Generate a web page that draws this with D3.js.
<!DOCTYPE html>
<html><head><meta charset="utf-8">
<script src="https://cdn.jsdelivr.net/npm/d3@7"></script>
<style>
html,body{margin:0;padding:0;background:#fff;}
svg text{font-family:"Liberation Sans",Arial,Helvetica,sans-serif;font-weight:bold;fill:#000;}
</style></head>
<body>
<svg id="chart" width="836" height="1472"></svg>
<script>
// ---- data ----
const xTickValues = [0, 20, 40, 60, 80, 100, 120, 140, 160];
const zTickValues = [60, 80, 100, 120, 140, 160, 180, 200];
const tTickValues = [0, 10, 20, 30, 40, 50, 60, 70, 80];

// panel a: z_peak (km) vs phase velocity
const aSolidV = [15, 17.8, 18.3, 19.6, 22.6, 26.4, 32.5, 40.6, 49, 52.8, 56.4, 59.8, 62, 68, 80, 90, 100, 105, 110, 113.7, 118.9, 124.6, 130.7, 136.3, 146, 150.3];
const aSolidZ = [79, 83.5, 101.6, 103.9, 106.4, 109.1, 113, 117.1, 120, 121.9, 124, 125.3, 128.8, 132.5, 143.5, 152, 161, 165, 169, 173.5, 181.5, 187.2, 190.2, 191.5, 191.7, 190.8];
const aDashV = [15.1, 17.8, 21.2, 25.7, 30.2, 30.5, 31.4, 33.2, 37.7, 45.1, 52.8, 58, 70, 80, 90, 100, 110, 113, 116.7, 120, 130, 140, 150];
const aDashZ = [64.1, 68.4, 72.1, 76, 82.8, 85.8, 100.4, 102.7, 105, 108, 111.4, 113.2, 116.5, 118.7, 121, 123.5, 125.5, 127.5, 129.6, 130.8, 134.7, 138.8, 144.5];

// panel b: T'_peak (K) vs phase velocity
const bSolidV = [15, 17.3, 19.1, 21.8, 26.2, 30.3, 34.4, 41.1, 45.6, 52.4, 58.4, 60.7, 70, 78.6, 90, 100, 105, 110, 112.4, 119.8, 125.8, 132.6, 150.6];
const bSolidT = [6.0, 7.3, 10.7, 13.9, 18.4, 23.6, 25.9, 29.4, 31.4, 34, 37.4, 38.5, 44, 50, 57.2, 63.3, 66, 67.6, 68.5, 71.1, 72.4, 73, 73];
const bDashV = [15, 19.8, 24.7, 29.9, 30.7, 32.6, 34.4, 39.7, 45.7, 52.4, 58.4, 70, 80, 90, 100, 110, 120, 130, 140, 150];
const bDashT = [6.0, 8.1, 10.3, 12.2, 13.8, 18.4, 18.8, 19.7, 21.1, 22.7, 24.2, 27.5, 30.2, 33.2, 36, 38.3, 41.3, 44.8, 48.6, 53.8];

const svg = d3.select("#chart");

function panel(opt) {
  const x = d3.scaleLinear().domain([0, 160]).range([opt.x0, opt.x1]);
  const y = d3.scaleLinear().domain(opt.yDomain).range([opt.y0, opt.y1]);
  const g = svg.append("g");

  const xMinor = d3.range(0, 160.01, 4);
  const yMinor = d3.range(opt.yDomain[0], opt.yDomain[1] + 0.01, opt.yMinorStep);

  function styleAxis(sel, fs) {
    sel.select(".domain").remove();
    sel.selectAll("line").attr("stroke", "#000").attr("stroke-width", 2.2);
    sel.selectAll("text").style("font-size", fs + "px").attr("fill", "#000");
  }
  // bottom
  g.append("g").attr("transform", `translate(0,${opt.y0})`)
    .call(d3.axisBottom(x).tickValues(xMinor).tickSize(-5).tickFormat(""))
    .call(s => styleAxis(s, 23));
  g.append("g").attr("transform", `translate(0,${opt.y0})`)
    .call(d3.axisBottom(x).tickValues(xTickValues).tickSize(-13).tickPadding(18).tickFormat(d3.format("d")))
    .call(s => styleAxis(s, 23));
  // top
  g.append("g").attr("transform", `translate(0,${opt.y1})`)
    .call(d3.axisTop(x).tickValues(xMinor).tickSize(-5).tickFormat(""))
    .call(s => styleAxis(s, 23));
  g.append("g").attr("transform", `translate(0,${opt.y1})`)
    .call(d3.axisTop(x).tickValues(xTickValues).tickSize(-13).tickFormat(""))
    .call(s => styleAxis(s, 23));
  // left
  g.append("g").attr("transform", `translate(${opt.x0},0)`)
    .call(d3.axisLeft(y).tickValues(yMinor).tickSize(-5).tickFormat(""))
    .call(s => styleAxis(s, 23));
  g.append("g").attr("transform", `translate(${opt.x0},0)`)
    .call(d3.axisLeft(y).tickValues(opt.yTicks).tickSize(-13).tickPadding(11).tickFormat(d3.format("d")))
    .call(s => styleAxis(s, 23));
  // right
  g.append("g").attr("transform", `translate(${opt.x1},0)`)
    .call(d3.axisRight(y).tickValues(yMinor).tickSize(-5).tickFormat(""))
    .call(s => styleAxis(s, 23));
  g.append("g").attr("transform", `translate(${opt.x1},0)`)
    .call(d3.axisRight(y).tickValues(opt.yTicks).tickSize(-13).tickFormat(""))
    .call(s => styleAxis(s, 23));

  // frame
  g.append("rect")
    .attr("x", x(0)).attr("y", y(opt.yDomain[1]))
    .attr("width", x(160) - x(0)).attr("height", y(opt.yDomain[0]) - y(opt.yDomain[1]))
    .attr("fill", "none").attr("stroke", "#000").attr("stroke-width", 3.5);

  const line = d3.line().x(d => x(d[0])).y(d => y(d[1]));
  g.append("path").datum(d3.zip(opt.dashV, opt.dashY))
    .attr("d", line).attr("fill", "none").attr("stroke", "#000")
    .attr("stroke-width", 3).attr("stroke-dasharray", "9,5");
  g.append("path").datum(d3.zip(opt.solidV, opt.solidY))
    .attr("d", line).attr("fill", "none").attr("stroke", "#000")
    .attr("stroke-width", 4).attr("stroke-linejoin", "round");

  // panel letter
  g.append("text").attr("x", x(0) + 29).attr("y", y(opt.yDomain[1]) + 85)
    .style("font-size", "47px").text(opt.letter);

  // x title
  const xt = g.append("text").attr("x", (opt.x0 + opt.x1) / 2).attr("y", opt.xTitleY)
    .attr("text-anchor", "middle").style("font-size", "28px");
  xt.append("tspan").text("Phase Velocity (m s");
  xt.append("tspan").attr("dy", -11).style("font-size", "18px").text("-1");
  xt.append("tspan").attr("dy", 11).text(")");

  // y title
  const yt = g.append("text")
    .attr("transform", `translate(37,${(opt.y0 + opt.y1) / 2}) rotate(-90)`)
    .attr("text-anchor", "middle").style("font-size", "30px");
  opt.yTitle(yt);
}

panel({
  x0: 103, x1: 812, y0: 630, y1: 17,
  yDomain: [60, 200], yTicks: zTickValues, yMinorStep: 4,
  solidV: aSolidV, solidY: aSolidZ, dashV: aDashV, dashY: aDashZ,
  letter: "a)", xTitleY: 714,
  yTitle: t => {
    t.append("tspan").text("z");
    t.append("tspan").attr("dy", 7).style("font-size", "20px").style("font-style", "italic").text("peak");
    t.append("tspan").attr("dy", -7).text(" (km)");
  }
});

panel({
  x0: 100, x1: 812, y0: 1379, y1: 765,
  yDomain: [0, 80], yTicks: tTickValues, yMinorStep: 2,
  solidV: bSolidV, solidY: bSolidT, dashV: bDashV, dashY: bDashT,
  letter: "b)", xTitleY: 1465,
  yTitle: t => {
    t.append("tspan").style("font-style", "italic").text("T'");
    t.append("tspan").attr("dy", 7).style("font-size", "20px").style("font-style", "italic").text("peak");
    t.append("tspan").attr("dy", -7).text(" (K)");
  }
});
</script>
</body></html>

==========

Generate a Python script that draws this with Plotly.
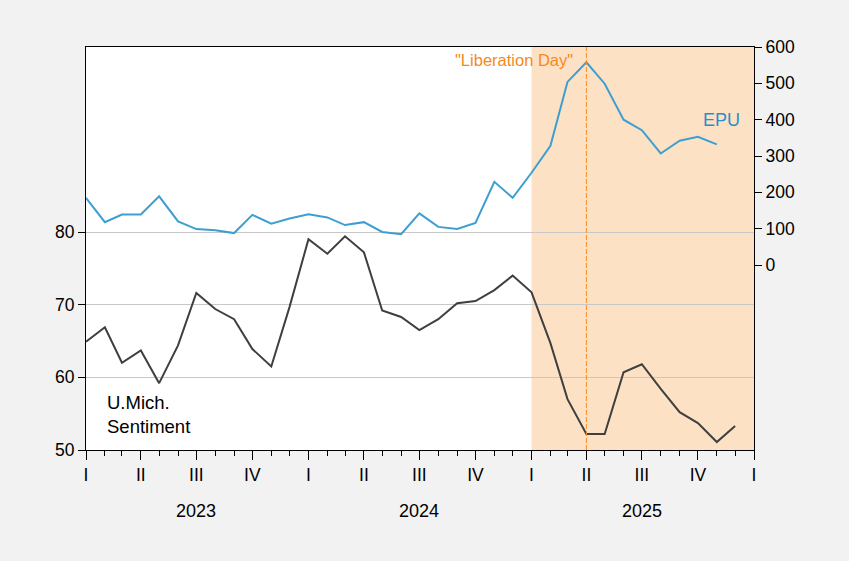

==========

Repeat, unchanged, every line from the one that contains "Generate a web" to the one that contains "60, 70, 80];", including both, and no other line.

- [Output]:
Generate a web page that draws this with D3.js.
<!DOCTYPE html>
<html><head><meta charset="utf-8">
<script src="https://cdn.jsdelivr.net/npm/d3@7"></script>
<style>
html,body{margin:0;padding:0;background:#fff;}
svg text{font-family:"Liberation Sans",Arial,Helvetica,sans-serif;font-weight:bold;fill:#000;}
</style></head>
<body>
<svg id="chart" width="836" height="1472"></svg>
<script>
// ---- data ----
const xTickValues = [0, 20, 40, 60, 80, 100, 120, 140, 160];
const zTickValues = [60, 80, 100, 120, 140, 160, 180, 200];
const tTickValues = [0, 10, 20, 30, 40, 50, 60, 70, 80];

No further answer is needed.